Type out the data exactly as given. Skip any image.

%%

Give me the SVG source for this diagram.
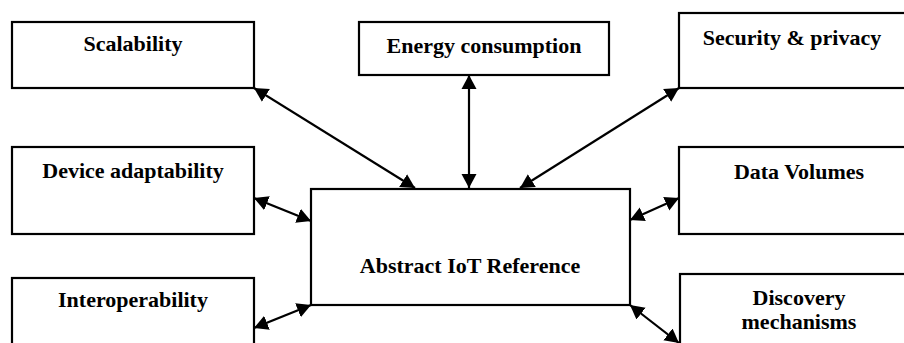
<svg xmlns="http://www.w3.org/2000/svg" width="904" height="343" viewBox="0 0 904 343">
  <style>
    .box { fill: #ffffff; stroke: #000000; stroke-width: 2.2; }
    .label { font-family: "Liberation Serif", "Times New Roman", serif; font-weight: bold; font-size: 22px; fill: #000000; text-anchor: middle; }
    .link { stroke: #000000; stroke-width: 2.2; fill: none; marker-start: url(#head); marker-end: url(#head); }
  </style>
  <defs>
    <marker id="head" markerUnits="userSpaceOnUse" markerWidth="15" markerHeight="16" viewBox="0 0 15 16" refX="14" refY="8" orient="auto-start-reverse">
      <path d="M0,0.5 L14,8 L0,15.5 Z" fill="#000000"/>
    </marker>
  </defs>
  <rect width="904" height="343" fill="#ffffff"/>

  <!-- connectors: double-headed links to the central block -->
  <g id="connectors">
    <line class="link" x1="254" y1="88" x2="415" y2="188"/>
    <line class="link" x1="469" y1="75" x2="469" y2="188"/>
    <line class="link" x1="679" y1="88" x2="520" y2="188"/>
    <line class="link" x1="254" y1="198" x2="311" y2="221"/>
    <line class="link" x1="254" y1="328" x2="311" y2="305"/>
    <line class="link" x1="679" y1="198" x2="630" y2="220"/>
    <line class="link" x1="630" y1="305" x2="679" y2="343"/>
  </g>

  <g id="scalability">
    <rect class="box" x="12" y="22" width="242" height="66"/>
    <text class="label" x="133" y="51">Scalability</text>
  </g>
  <g id="energy-consumption">
    <rect class="box" x="359" y="22" width="250" height="53"/>
    <text class="label" x="484" y="53">Energy consumption</text>
  </g>
  <g id="security-privacy">
    <rect class="box" x="679" y="13" width="240" height="75"/>
    <text class="label" x="792" y="45">Security &amp; privacy</text>
  </g>
  <g id="device-adaptability">
    <rect class="box" x="12" y="147" width="242" height="87"/>
    <text class="label" x="133" y="178">Device adaptability</text>
  </g>
  <g id="interoperability">
    <rect class="box" x="12" y="278" width="242" height="80"/>
    <text class="label" x="133" y="307">Interoperability</text>
  </g>
  <g id="abstract-iot-reference">
    <rect class="box" x="311" y="189" width="319" height="116"/>
    <text class="label" x="470" y="273">Abstract IoT Reference</text>
  </g>
  <g id="data-volumes">
    <rect class="box" x="679" y="147" width="240" height="87"/>
    <text class="label" x="799" y="179">Data Volumes</text>
  </g>
  <g id="discovery-mechanisms">
    <rect class="box" x="680" y="274" width="240" height="80"/>
    <text class="label" x="799" y="305">Discovery</text>
    <text class="label" x="799" y="329">mechanisms</text>
  </g>
</svg>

%%

#### TASK RESPONSE:
Give me the SVG source for this diagram.
<svg xmlns="http://www.w3.org/2000/svg" width="904" height="343" viewBox="0 0 904 343">
  <style>
    .box { fill: #ffffff; stroke: #000000; stroke-width: 2.2; }
    .label { font-family: "Liberation Serif", "Times New Roman", serif; font-weight: bold; font-size: 22px; fill: #000000; text-anchor: middle; }
    .link { stroke: #000000; stroke-width: 2.2; fill: none; marker-start: url(#head); marker-end: url(#head); }
  </style>
  <defs>
    <marker id="head" markerUnits="userSpaceOnUse" markerWidth="15" markerHeight="16" viewBox="0 0 15 16" refX="14" refY="8" orient="auto-start-reverse">
      <path d="M0,0.5 L14,8 L0,15.5 Z" fill="#000000"/>
    </marker>
  </defs>
  <rect width="904" height="343" fill="#ffffff"/>

  <!-- connectors: double-headed links to the central block -->
  <g id="connectors">
    <line class="link" x1="254" y1="88" x2="415" y2="188"/>
    <line class="link" x1="469" y1="75" x2="469" y2="188"/>
    <line class="link" x1="679" y1="88" x2="520" y2="188"/>
    <line class="link" x1="254" y1="198" x2="311" y2="221"/>
    <line class="link" x1="254" y1="328" x2="311" y2="305"/>
    <line class="link" x1="679" y1="198" x2="630" y2="220"/>
    <line class="link" x1="630" y1="305" x2="679" y2="343"/>
  </g>

  <g id="scalability">
    <rect class="box" x="12" y="22" width="242" height="66"/>
    <text class="label" x="133" y="51">Scalability</text>
  </g>
  <g id="energy-consumption">
    <rect class="box" x="359" y="22" width="250" height="53"/>
    <text class="label" x="484" y="53">Energy consumption</text>
  </g>
  <g id="security-privacy">
    <rect class="box" x="679" y="13" width="240" height="75"/>
    <text class="label" x="792" y="45">Security &amp; privacy</text>
  </g>
  <g id="device-adaptability">
    <rect class="box" x="12" y="147" width="242" height="87"/>
    <text class="label" x="133" y="178">Device adaptability</text>
  </g>
  <g id="interoperability">
    <rect class="box" x="12" y="278" width="242" height="80"/>
    <text class="label" x="133" y="307">Interoperability</text>
  </g>
  <g id="abstract-iot-reference">
    <rect class="box" x="311" y="189" width="319" height="116"/>
    <text class="label" x="470" y="273">Abstract IoT Reference</text>
  </g>
  <g id="data-volumes">
    <rect class="box" x="679" y="147" width="240" height="87"/>
    <text class="label" x="799" y="179">Data Volumes</text>
  </g>
  <g id="discovery-mechanisms">
    <rect class="box" x="680" y="274" width="240" height="80"/>
    <text class="label" x="799" y="305">Discovery</text>
    <text class="label" x="799" y="329">mechanisms</text>
  </g>
</svg>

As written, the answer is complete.